Wednesday, 8 February 2017

Time to take advantage of innovation for nation’s development



Cheery news is coming the way of rural Nigeria about deployment of solar energy in off-grid communities. Last week, Acting President Yemi Osinbajo launched a government initiative to close the gap in access to power in rural communities in Abuja. According to the acting president, the initiative, with an immediate goal of providing 20,000 off-grid homes with solar power is designed to be a nation-wide project in the long-run.
The initiative could not have come at a better time. Any attempt to provide solar power in off-grid communities is long overdue. Equally long overdue are initiatives to reduce the agony of urban communities connected to the central grid that has transferred its function to generators. It is logical for a government elected on the platform of change to think anew about bringing solution to over 170 million people who live in darkness occasionally punctuated by brief moments of light.
While we find the policy to provide 20,000 homes with solar power to be on the right track, the new thinking requires a comprehensive review of the country’s energy policy. Just as it is important to connect off-grid homes to solar power, so is it necessary for governments to create a comprehensive policy to solve the problem of inefficient power supply to over 100 million citizens supposedly connected to a grid that constantly carries little or no power. To put the matter bluntly, government needs to come to grips with the fact that all of Nigeria is practically off-grid.
The country’s power crisis has gone beyond ad hoc solutions. There is a need for a strategic plan to address the country’s gross under-development by decades of failure of a workable energy policy. Failure of state-owned utilities to provide power led to privatisation of the power sector. Experience of customers has been more of change of names than of methods and outcomes. While solar photovoltaic (PV) can address off-grid homes if it is approached with sincere commitment, there are other forms of solar power technology that can also reduce the pain of urban homes, offices and factories that are currently served by an inefficient grid and an erratic energy privatisation regime.
For example, the technology for Concentrated Solar Thermal Power (CSP) has advanced in many countries to the point of competing with fossil fuel energy source. CSP technology in North America has the capacity to provide four times United States’ annual electricity demand, with the possibility of becoming cheaper once the use of non-toxic magnesium chloride (sea-water salt) replaces toxic cadmium chloride.
In short, innovations in other parts of the world now show more promise of a global energy revolution through renewable energy. Government needs to develop a clear policy framework to let Nigerians, regardless of where they reside, have access to alternative sources of power. Solar energy is no longer just a back-up device to other traditional energy sources in many countries. Consequently, government must create policies that support multiple sources of electricity and further decentralisation of the energy landscape.

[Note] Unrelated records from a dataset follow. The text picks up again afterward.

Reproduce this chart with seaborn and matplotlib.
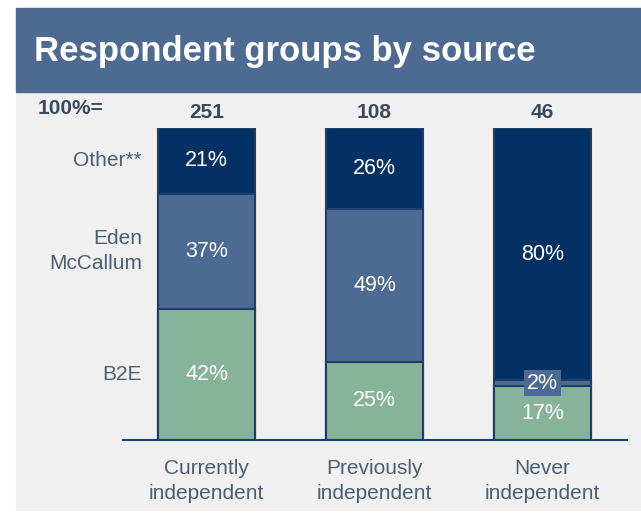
import matplotlib.pyplot as plt
import matplotlib.patches as mpatches
import pandas as pd
import seaborn as sns

GROUPS = ["Currently\nindependent", "Previously\nindependent", "Never\nindependent"]
TOTALS = ["251", "108", "46"]
SOURCES = ["B2E", "Eden\nMcCallum", "Other**"]
B2E = [42, 25, 17]
EDEN = [37, 49, 2]
OTHER = [21, 26, 80]

COLORS = {"B2E": "#86b39a", "Eden\nMcCallum": "#4d6a93", "Other**": "#043163"}
EDGE = "#1f3f6b"
TEXT = "#4a5f72"
PANEL = "#f0f0f0"


def build_frame() -> pd.DataFrame:
    df = pd.DataFrame({"group": GROUPS, "B2E": B2E, "Eden\nMcCallum": EDEN, "Other**": OTHER})
    # stacked shares rescaled so every bar fills 100% (rounded labels may not add up)
    total = df[["B2E", "Eden\nMcCallum", "Other**"]].sum(axis=1)
    df["b2e_top"] = df["B2E"] / total * 100
    df["eden_top"] = (df["B2E"] + df["Eden\nMcCallum"]) / total * 100
    df["other_top"] = 100.0
    return df


def main() -> None:
    sns.set_style("white")
    plt.rcParams["font.family"] = ["Liberation Sans", "DejaVu Sans"]

    df = build_frame()
    fig = plt.figure(figsize=(6.41, 5.15), dpi=100)
    fig.patch.set_facecolor("white")

    # grey panel and blue title band (pixel coords converted to figure fraction)
    W, H = 641, 515
    fig.patches.append(mpatches.Rectangle((16 / W, (H - 510) / H), 1, (510 - 8) / H,
                                          transform=fig.transFigure, color=PANEL, zorder=-10))
    fig.patches.append(mpatches.Rectangle((16 / W, (H - 92) / H), 1, (92 - 8) / H,
                                          transform=fig.transFigure, color="#4d6a93", zorder=-9))
    fig.text(34 / W, (H - 51) / H, "Respondent groups by source", color="white",
             fontsize=25, fontweight="bold", va="center", ha="left")

    ax = fig.add_axes([122.5 / W, (H - 440) / H, 504 / W, 312 / H])
    ax.set_facecolor("none")

    # stacked bars: draw cumulative tops from highest down
    for col, src in [("other_top", "Other**"), ("eden_top", "Eden\nMcCallum"), ("b2e_top", "B2E")]:
        sns.barplot(data=df, x="group", y=col, color=COLORS[src], width=0.577,
                    edgecolor=EDGE, linewidth=1.5, saturation=1, ax=ax)

    ax.set_xlim(-0.5, 2.5)
    ax.set_ylim(0, 100)
    ax.set_ylabel("")
    ax.set_xlabel("")
    ax.set_yticks([])
    sns.despine(ax=ax, left=True, top=True, right=True)
    ax.spines["bottom"].set_color(EDGE)
    ax.spines["bottom"].set_linewidth(1.5)
    ax.tick_params(axis="x", length=0, pad=14, labelsize=15)
    for lbl in ax.get_xticklabels():
        lbl.set_color(TEXT)
        lbl.set_linespacing(1.4)

    # segment labels
    for i, row in df.iterrows():
        bottoms = [0, row["b2e_top"], row["eden_top"]]
        tops = [row["b2e_top"], row["eden_top"], row["other_top"]]
        vals = [B2E[i], EDEN[i], OTHER[i]]
        for b, t, v in zip(bottoms, tops, vals):
            y = (b + t) / 2
            if v < 5:
                ax.text(i, y, f"{v}%", ha="center", va="center", color="white", fontsize=15.5,
                        bbox=dict(boxstyle="square,pad=0.12", fc="#4d6a93", ec="none"), zorder=5)
            else:
                ax.text(i, y, f"{v}%", ha="center", va="center", color="white", fontsize=15.5, zorder=5)
        ax.text(i, 105, TOTALS[i], ha="center", va="center", color="#3a4a5a",
                fontsize=15, fontweight="bold", clip_on=False)

    # source labels next to first bar
    bottoms = [0, df.loc[0, "b2e_top"], df.loc[0, "eden_top"]]
    tops = [df.loc[0, "b2e_top"], df.loc[0, "eden_top"], 100]
    for src, b, t in zip(SOURCES, bottoms, tops):
        ax.text(-0.384, (b + t) / 2, src, ha="right", va="center", color=TEXT,
                fontsize=15, linespacing=1.4)
    fig.text(38 / W, (H - 109) / H, "100%=", color="#3a4a5a", fontsize=15,
             fontweight="bold", ha="left", va="center")

    fig.savefig("out.png", dpi=100)


main()
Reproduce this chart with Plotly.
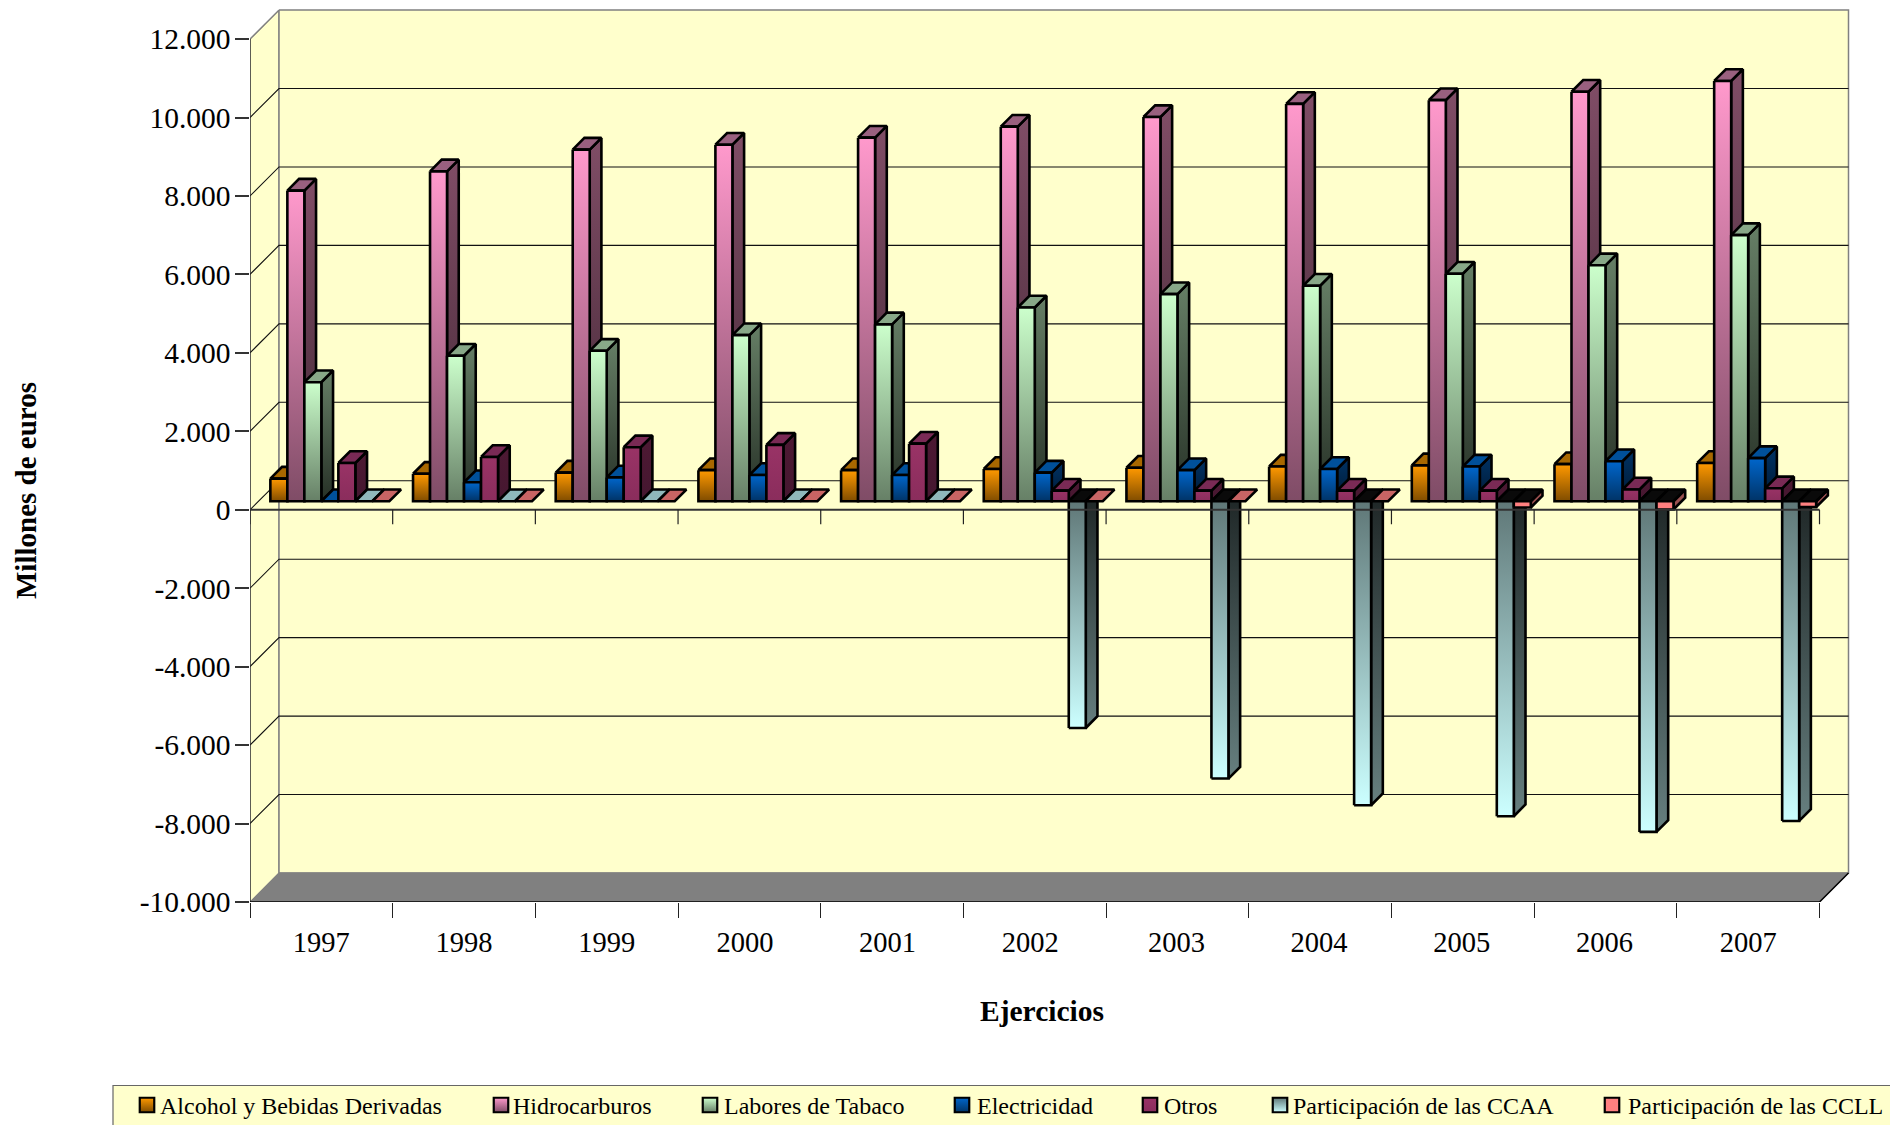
import plotly.graph_objects as go

years = [1997, 1998, 1999, 2000, 2001, 2002, 2003, 2004, 2005, 2006, 2007]
alcohol = [578, 700, 730, 793, 793, 823, 854, 885, 915, 946, 977]
hidrocarburos = [7920, 8410, 8965, 9090, 9270, 9550, 9795, 10130, 10225, 10440, 10715]
tabaco = [3035, 3710, 3835, 4235, 4510, 4940, 5280, 5495, 5800, 6015, 6785]
electricidad = [0, 485, 608, 670, 670, 731, 793, 823, 885, 1020, 1100]
otros = [977, 1130, 1376, 1438, 1468, 270, 270, 270, 270, 300, 330]
ccaa = [0, 0, 0, 0, 0, -5780, -7070, -7750, -8030, -8430, -8150]
ccll = [0, 0, 0, 0, 0, 0, 0, 0, -160, -210, -150]
series_names = ["Alcohol y Bebidas Derivadas", "Hidrocarburos", "Labores de Tabaco",
                "Electricidad", "Otros", "Participación de las CCAA", "Participación de las CCLL"]
series_values = [alcohol, hidrocarburos, tabaco, electricidad, otros, ccaa, ccll]
y_ticks = [-10000, -8000, -6000, -4000, -2000, 0, 2000, 4000, 6000, 8000, 10000, 12000]
y_labels = ["-10.000", "-8.000", "-6.000", "-4.000", "-2.000", "0", "2.000", "4.000",
            "6.000", "8.000", "10.000", "12.000"]

# style: (front at value end, front at base, side at value end, side at base, top face)
styles = [
    ("#FF9900", "#7F4C00", "#7F4C00", "#3F2600", "#A86800"),
    ("#FF99CC", "#7F4C66", "#804D66", "#402633", "#99607F"),
    ("#CCFFCC", "#667F66", "#667F66", "#263026", "#88A888"),
    ("#0066CC", "#003366", "#003366", "#001933", "#00509A"),
    ("#993366", "#8A2D5C", "#4D1933", "#451730", "#7A2A55"),
    ("#CCFFFF", "#5F7777", "#667F7F", "#202828", "#8FB8BB"),
    ("#FF8080", "#FF8080", "#9A5050", "#9A5050", "#C86464"),
]
# legend key gradient: (top colour, bottom colour)
legend_keys = [("#FF9900", "#7F4C00"), ("#FF99CC", "#7F4C66"), ("#CCFFCC", "#667F66"),
               ("#0066CC", "#003366"), ("#993366", "#8A2D5C"), ("#5F7777", "#CCFFFF"),
               ("#FF8080", "#FF8080")]

# geometry of the drawing, pixels
W, H = 1890, 1125
HP = 1107  # plotting height; the rest is the bottom margin
L, R, T, B = 250, 1850, 9, 902
PX_YEAR = 1569.5 / 11
PX_2000 = 78.45
DEPTH = 29
BAR_OFF = 8.5
BAR_W = 17
BAR_D = 11.7
GAP = 11.85
LABEL_NUDGE = [0, 0, 0, -4.5, -4.5, -4.5, -1, -1, -1, -1, 0]  # pixels


def dx(px):
    return px / PX_YEAR


def dv(px):
    return px * 2000 / PX_2000


x_min = years[0] - 0.5
x_max = years[-1] + 0.5
x_range = [x_min, x_min + dx(R - L)]
y_top = -10000 + dv(B - T)

fig = go.Figure()


def poly(xs, ys, fill=None, line="black", width=1, grad=None):
    kw = dict(x=xs + xs[:1], y=ys + ys[:1], mode="lines", fill="toself", cliponaxis=False,
              hoverinfo="skip", showlegend=False, line=dict(color=line, width=width))
    if grad:
        kw["fillgradient"] = dict(type="vertical", start=grad[0], stop=grad[1],
                                  colorscale=[[0, grad[2]], [1, grad[3]]])
    else:
        kw["fillcolor"] = fill
    fig.add_trace(go.Scatter(**kw))


def lines(xs, ys, color, width):
    fig.add_trace(go.Scatter(x=xs, y=ys, mode="lines", cliponaxis=False, hoverinfo="skip",
                             showlegend=False, line=dict(color=color, width=width)))


wall = "#FFFFCC"
gray = "#808080"
edge = 2.6
back = dv(DEPTH)
# side wall, back wall, floor
poly([x_min, x_min + dx(DEPTH), x_min + dx(DEPTH), x_min],
     [12000, 12000 + back, -10000 + back, -10000], wall, gray, 1.2)
poly([x_min + dx(DEPTH), x_max + dx(DEPTH), x_max + dx(DEPTH), x_min + dx(DEPTH)],
     [12000 + back, 12000 + back, -10000 + back, -10000 + back], wall, gray, 1.5)
gx, gy = [], []
for v in y_ticks[1:-1]:
    gx += [x_min, x_min + dx(DEPTH), x_max + dx(DEPTH), None]
    gy += [v, v + back, v + back, None]
lines(gx, gy, "#111111", 1.1)
lines([x_min, x_min + dx(DEPTH)], [12000, 12000 + back], gray, 1.2)
poly([x_min, x_max, x_max + dx(DEPTH), x_min + dx(DEPTH)],
     [-10000, -10000, -10000 + back, -10000 + back], gray, gray, 1)
lines([x_min, x_min], [12000, -10000], "#222222", 1.2)
lines([x_min, x_max, x_max + dx(DEPTH)], [-10000, -10000, -10000 + back], "black", 1.5)

# bars
base = dv(BAR_OFF)
for k, yr in enumerate(years):
    for i, values in enumerate(series_values):
        v = values[k]
        st = styles[i]
        x0 = yr - 0.5 + dx(BAR_OFF + GAP + i * BAR_W)
        x1 = x0 + dx(BAR_W)
        xd, yd = dx(BAR_D), dv(BAR_D)
        y0, y1 = base, base + v
        hi = max(y0, y1)
        # side face
        if v != 0:
            poly([x1, x1 + xd, x1 + xd, x1], [y1, y1 + yd, y0 + yd, y0], line="black", width=edge,
                 grad=(y0, y1 + (yd if v > 0 else 0), st[3], st[2]))
        # top face
        top_col = "#0A0A0A" if v < 0 else st[4]
        poly([x0, x1, x1 + xd, x0 + xd], [hi, hi, hi + yd, hi + yd], top_col, "black", edge)
        # front face
        if v != 0:
            poly([x0, x1, x1, x0], [y1, y1, y0, y0], line="black", width=edge,
                 grad=(y0, y1, st[1], st[0]))

# axis line at zero, with its tick marks
bounds = [yr - 0.5 for yr in years] + [years[-1] + 0.5]
lines([x_min, x_max], [0, 0], "#333333", 1.8)
tx, ty = [], []
for b in bounds:
    tx += [b, b, None]
    ty += [0, -dv(14.5), None]
lines(tx, ty, "#222222", 1.2)

# legend box and entries, on a page-sized overlay axis pair measured in pixels
fig.add_shape(type="rect", xref="paper", yref="paper", x0=113 / W, x1=1.01, y0=(HP - 1085.5) / HP, y1=-0.05,
              fillcolor="#FFFFCC", line=dict(color="#666666", width=1.2), layer="below")
swatch_px = [147, 501, 710, 962, 1150, 1280, 1612]
label_px = [157.5, 510.5, 721.5, 974.5, 1161.5, 1291, 1626]
annotations = []
for i, name in enumerate(series_names):
    fig.add_trace(go.Scatter(
        x=[swatch_px[i]], y=[1105], xaxis="x2", yaxis="y2", mode="markers", cliponaxis=False,
        hoverinfo="skip", showlegend=False,
        marker=dict(symbol="square", size=14.5, color=legend_keys[i][0],
                    gradient=dict(type="vertical", color=legend_keys[i][1]),
                    line=dict(color="black", width=2.2))))
    annotations.append(dict(x=label_px[i], y=1106, xref="x2", yref="y2", text=name, showarrow=False,
                            xanchor="left", yanchor="middle", font=dict(size=24)))

annotations.append(dict(x=26, y=491, xref="x2", yref="y2", text="<b>Millones de euros</b>",
                        textangle=-90, showarrow=False, font=dict(size=29)))
annotations.append(dict(x=1042, y=1011, xref="x2", yref="y2", text="<b>Ejercicios</b>",
                        showarrow=False, font=dict(size=29.5)))

fig.update_layout(
    width=W, height=H, autosize=False,
    margin=dict(l=0, r=0, t=0, b=H - HP, pad=0),
    paper_bgcolor="white", plot_bgcolor="rgba(0,0,0,0)",
    font=dict(family="Liberation Serif", color="black", size=28),
    showlegend=False, hovermode=False,
    annotations=annotations,
    xaxis=dict(domain=[L / W, R / W], range=x_range, showgrid=False, zeroline=False, showline=False,
               tickmode="array", tickvals=[y + dx(n) for y, n in zip(years, LABEL_NUDGE)],
               ticktext=[str(y) for y in years],
               ticks="", ticklabelstandoff=20, tickfont=dict(size=28.5),
               minor=dict(tickmode="array", tickvals=bounds, ticks="outside", ticklen=14.5,
                          tickwidth=1.2, tickcolor="#222222", showgrid=False)),
    yaxis=dict(domain=[(HP - B) / HP, (HP - T) / HP], range=[-10000, y_top], showgrid=False,
               zeroline=False, showline=False,
               tickmode="array", tickvals=y_ticks, ticktext=y_labels,
               ticks="outside", ticklen=14.5, tickwidth=1.5, tickcolor="#333333",
               ticklabelstandoff=-2, tickfont=dict(size=29.5)),
    xaxis2=dict(domain=[0, 1], range=[0, W], visible=False, anchor="y2"),
    yaxis2=dict(domain=[0, 1], range=[HP, 0], visible=False, anchor="x2"),
)

fig.write_html("out.html", config={"displayModeBar": False},
               post_script="document.body.style.margin='0';document.body.style.overflow='hidden';")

The new solar power policy should include provision of subsidies to those who opt to be joined to a pay-as-you-go system, rather than a power donation scheme to selected villages. This is how to make the programme sustainable and lead to a new business model in the power sector. A new power policy must also include stimulation of companies to provide CSP, such as some northern states are already negotiating with GE. Buildings should be designed to accommodate solar heating/air-conditioning roof systems, such as exists in South Africa, China, and other places. And CSP companies need to be stimulated as stand-alone utilities to compete with other companies that produce and distribute power.
In addition, the government needs to plan to become a solar technology research and manufacturing centre, like India, Brazil, Germany, Japan, USA, etc. Provision of renewable energy to complement and compete with traditional sources is long overdue, especially in a country with abundance of sunshine, wind, ocean waves and over five renewable energy research institutes. There is need for a policy to make Nigeria join the ranks of renewable power innovators, for energy security, wealth and job creation, and mitigation of negative climate change.